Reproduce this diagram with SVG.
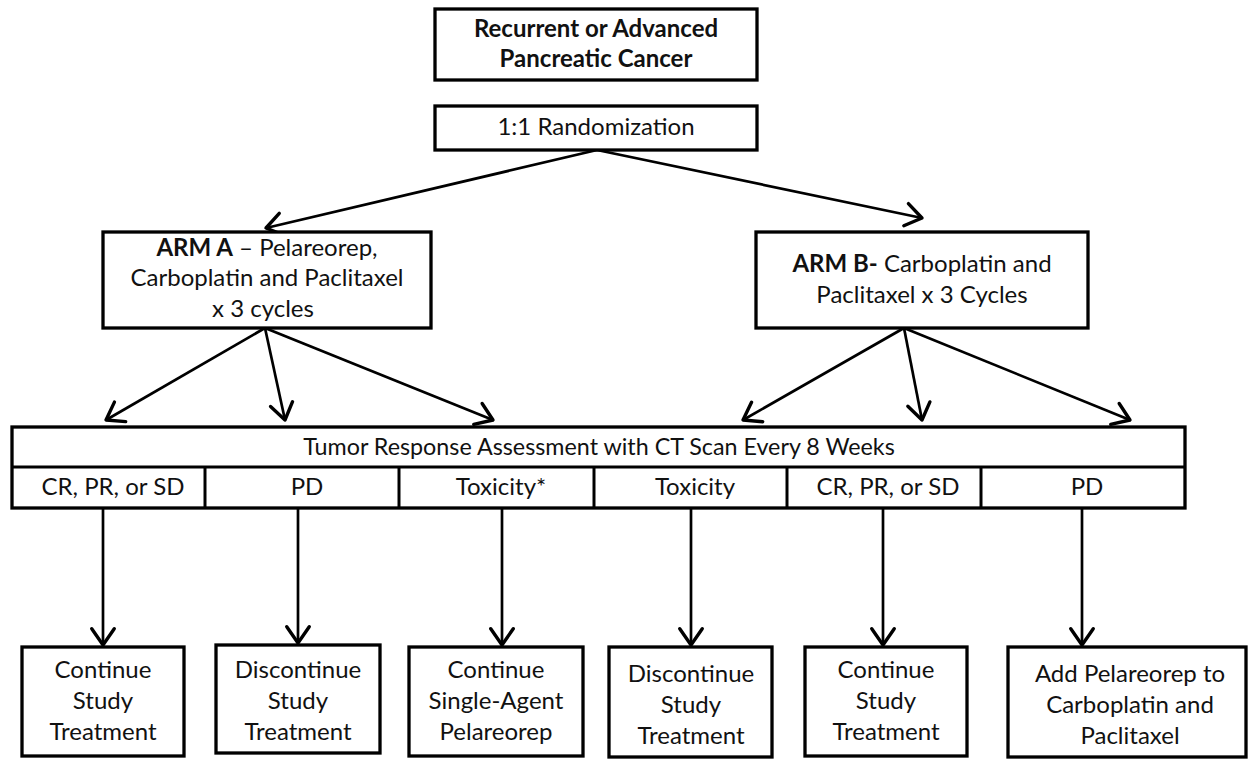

■ ■ ■

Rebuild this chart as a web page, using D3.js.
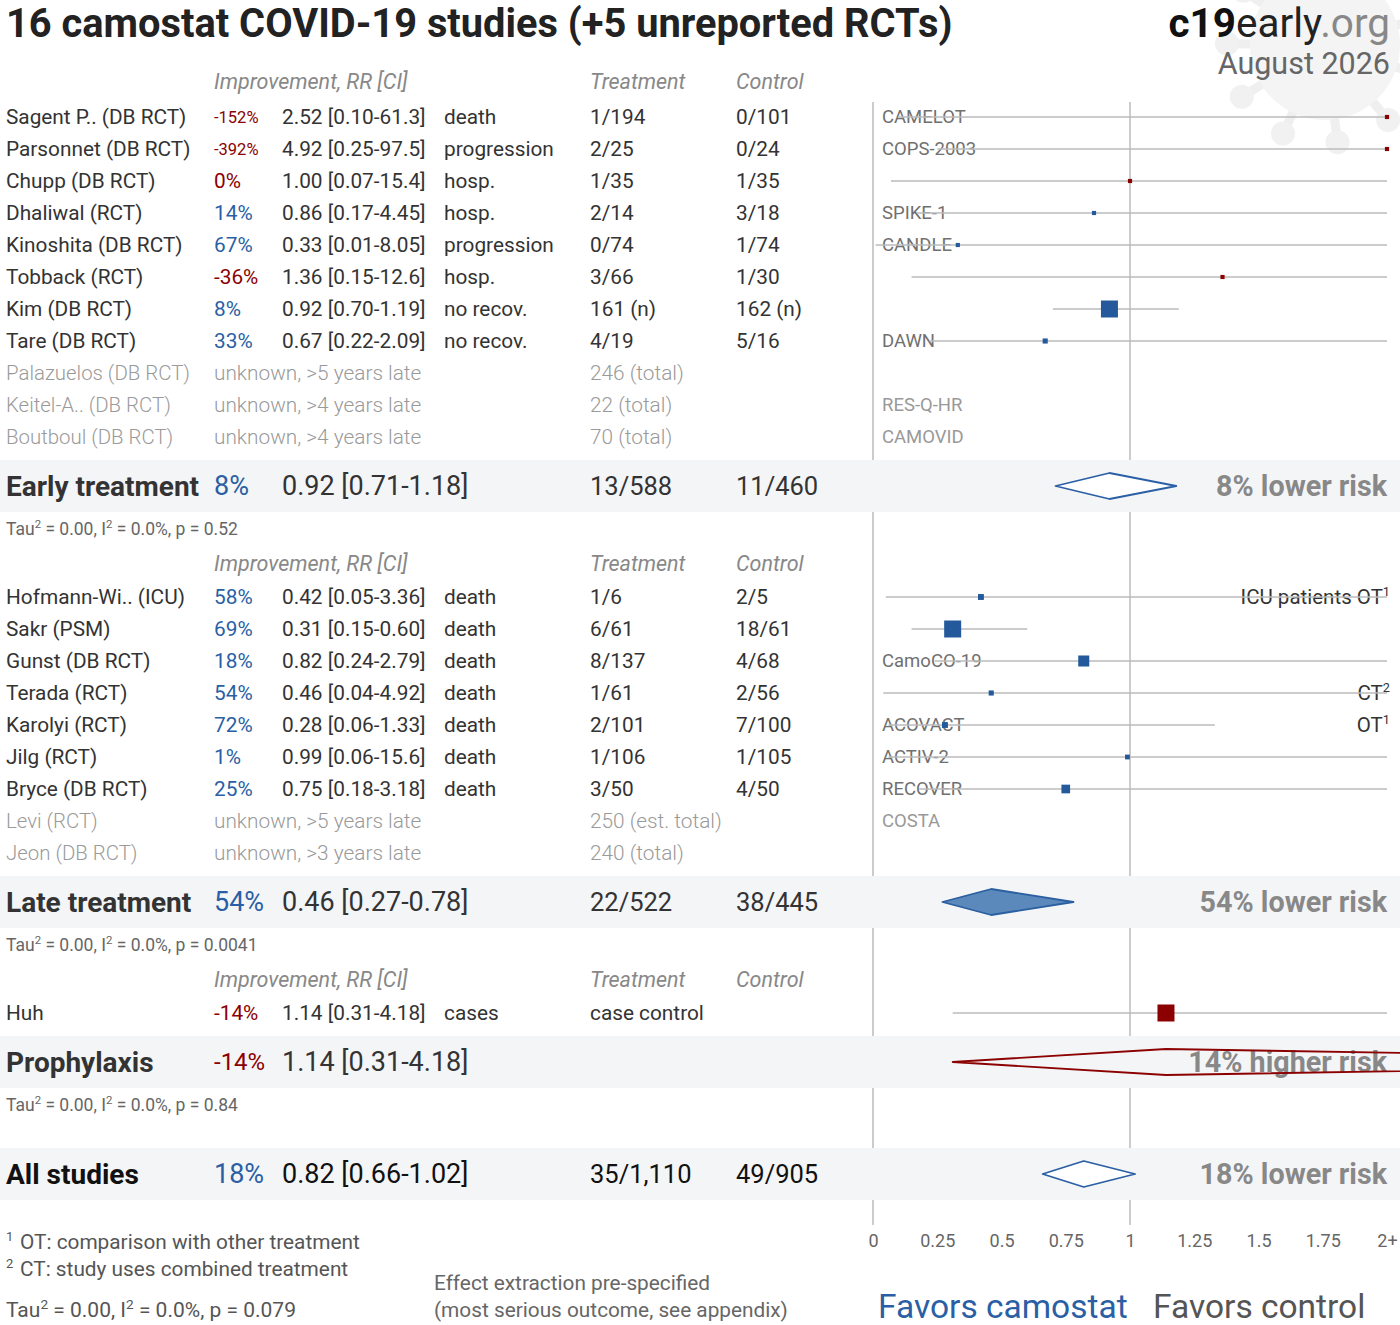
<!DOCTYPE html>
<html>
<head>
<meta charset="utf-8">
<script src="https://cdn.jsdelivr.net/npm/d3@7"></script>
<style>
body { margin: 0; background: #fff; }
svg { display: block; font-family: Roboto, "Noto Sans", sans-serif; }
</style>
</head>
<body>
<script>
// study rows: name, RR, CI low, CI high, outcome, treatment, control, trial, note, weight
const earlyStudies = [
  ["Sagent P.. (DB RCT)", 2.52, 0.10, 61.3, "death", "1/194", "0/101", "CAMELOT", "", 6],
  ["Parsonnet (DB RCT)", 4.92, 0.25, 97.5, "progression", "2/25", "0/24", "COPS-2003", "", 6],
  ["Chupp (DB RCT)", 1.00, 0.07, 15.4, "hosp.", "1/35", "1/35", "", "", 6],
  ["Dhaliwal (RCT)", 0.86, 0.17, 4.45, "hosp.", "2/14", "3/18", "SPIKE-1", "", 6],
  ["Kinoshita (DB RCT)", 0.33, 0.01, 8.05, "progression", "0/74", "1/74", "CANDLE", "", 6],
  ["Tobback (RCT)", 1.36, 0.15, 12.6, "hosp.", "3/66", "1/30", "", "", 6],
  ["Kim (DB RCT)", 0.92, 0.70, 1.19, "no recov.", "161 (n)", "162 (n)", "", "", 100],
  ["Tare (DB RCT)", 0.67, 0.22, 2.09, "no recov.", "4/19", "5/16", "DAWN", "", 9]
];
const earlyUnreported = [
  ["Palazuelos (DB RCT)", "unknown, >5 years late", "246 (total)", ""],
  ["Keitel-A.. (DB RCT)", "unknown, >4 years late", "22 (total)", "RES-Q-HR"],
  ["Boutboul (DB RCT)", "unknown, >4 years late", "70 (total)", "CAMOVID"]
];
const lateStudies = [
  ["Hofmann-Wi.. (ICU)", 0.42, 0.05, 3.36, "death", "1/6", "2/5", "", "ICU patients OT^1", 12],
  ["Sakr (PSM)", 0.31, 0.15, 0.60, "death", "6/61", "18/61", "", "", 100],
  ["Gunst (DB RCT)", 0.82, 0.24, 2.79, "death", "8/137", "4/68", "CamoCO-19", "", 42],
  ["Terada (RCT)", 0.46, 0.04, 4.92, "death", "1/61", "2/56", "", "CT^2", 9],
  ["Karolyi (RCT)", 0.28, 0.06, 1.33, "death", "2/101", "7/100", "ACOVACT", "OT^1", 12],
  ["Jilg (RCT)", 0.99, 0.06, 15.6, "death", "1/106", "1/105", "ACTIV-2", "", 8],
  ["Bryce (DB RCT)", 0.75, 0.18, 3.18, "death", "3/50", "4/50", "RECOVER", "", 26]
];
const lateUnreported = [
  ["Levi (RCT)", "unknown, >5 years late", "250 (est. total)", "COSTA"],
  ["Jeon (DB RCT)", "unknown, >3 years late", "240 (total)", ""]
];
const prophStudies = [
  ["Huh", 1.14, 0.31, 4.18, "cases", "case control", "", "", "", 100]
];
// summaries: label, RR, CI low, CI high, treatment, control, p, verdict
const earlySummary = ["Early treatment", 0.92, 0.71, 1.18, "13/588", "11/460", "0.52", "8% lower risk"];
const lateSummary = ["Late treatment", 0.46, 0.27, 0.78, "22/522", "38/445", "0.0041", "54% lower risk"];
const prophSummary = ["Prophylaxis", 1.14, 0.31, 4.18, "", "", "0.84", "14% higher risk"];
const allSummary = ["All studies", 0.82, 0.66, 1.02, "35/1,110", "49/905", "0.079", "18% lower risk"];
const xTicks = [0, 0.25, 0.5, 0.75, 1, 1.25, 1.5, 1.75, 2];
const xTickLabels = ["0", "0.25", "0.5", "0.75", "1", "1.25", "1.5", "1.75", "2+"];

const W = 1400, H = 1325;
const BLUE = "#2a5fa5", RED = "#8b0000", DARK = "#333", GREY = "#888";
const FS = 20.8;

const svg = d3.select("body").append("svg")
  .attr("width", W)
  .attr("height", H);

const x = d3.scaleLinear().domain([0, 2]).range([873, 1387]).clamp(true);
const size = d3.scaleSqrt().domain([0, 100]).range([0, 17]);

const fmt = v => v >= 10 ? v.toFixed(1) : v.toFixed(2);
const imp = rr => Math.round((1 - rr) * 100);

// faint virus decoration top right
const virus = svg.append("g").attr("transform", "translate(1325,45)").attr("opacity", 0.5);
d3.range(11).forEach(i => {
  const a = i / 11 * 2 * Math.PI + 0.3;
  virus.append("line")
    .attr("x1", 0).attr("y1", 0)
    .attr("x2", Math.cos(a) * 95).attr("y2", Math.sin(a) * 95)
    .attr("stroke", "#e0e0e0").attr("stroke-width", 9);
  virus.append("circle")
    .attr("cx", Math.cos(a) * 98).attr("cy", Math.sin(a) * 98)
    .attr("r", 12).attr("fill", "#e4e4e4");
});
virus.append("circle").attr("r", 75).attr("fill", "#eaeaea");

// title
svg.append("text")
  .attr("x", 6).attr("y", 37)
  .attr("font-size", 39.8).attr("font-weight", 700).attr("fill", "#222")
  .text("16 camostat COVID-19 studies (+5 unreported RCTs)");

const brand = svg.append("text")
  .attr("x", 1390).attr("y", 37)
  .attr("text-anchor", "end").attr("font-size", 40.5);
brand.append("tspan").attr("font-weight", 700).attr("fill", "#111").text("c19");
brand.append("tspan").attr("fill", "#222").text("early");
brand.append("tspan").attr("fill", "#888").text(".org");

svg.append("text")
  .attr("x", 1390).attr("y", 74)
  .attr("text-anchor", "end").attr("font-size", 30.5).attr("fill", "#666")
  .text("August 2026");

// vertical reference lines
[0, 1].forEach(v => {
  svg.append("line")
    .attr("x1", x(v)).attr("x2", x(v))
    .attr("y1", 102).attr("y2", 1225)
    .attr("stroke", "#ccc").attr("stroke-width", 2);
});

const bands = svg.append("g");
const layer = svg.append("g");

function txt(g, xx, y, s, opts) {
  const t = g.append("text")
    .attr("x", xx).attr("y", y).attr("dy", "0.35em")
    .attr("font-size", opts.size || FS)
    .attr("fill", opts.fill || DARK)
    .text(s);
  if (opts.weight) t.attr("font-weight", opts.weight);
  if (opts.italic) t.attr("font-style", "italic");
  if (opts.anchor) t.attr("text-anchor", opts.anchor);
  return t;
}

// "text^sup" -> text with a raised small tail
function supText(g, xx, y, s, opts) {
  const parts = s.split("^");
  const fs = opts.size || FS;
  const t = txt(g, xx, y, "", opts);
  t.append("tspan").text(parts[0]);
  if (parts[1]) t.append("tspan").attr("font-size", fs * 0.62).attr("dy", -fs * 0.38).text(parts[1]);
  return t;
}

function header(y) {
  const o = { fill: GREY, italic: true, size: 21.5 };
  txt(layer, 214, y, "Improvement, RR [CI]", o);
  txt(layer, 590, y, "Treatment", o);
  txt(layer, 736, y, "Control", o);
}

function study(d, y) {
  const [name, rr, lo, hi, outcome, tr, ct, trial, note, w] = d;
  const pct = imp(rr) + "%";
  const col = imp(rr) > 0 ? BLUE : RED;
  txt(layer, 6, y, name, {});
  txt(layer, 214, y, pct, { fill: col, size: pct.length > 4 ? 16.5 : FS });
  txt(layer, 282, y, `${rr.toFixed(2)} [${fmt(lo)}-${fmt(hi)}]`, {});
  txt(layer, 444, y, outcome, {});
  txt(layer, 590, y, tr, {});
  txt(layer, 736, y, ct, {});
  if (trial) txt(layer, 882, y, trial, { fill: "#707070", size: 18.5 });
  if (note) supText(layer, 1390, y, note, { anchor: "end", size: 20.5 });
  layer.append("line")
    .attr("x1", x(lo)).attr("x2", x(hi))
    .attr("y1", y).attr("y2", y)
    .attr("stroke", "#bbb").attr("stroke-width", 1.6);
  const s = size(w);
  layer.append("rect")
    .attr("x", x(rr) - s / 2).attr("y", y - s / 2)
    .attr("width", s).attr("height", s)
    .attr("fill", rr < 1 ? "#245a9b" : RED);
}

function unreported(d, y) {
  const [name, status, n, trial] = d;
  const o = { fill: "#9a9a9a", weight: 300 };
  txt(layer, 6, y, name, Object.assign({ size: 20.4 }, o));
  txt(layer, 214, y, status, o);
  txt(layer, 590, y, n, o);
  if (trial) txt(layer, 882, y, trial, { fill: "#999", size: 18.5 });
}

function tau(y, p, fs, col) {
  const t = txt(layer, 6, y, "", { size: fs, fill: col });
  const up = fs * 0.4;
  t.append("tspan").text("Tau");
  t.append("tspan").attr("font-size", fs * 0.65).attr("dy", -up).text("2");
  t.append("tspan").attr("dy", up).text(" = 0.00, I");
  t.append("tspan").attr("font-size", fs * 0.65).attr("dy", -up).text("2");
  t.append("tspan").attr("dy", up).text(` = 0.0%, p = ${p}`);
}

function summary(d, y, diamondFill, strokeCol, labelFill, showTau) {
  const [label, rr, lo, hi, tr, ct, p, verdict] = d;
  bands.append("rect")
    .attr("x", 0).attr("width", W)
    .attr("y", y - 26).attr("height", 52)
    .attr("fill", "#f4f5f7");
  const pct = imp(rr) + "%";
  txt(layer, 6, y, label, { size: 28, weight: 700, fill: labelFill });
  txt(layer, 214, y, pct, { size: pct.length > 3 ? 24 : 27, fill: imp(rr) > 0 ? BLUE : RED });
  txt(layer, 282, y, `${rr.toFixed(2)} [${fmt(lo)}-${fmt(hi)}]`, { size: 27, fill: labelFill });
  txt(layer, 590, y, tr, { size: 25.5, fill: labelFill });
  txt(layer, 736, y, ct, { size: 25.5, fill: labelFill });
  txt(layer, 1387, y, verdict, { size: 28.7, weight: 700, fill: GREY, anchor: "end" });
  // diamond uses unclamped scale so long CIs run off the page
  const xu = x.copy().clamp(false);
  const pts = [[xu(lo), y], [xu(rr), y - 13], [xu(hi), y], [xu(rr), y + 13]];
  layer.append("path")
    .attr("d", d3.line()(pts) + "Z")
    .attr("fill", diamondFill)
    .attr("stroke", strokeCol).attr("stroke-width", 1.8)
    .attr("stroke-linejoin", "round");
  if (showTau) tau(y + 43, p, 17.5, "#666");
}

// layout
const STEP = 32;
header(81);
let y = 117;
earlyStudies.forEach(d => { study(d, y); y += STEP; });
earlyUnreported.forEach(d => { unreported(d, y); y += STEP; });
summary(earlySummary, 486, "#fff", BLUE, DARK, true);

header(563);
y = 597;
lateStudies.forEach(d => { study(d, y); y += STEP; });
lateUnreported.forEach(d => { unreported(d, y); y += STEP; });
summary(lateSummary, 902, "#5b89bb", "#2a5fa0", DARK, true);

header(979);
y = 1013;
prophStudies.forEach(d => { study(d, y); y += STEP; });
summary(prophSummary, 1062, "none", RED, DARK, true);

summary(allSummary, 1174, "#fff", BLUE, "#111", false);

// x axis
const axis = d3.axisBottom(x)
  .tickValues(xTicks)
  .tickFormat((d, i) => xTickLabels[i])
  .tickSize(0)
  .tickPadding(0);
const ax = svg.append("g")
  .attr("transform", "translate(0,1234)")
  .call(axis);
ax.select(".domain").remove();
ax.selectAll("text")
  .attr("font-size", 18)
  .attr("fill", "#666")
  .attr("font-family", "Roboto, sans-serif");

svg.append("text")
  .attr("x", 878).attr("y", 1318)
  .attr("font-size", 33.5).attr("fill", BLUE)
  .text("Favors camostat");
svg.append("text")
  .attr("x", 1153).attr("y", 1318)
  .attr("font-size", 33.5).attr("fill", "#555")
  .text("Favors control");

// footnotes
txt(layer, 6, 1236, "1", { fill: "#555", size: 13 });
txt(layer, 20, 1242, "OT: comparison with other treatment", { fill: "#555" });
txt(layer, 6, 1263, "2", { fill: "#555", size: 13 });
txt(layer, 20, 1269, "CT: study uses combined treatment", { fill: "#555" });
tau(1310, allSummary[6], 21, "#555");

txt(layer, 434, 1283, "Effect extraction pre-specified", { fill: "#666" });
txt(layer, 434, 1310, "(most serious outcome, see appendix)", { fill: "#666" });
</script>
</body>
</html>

■ ■ ■

In the records above, find each line that holds the word "with"; copy all such lines.

Reproduce this diagram with SVG.
// "text^sup" -> text with a raised small tail
txt(layer, 20, 1242, "OT: comparison with other treatment", { fill: "#555" });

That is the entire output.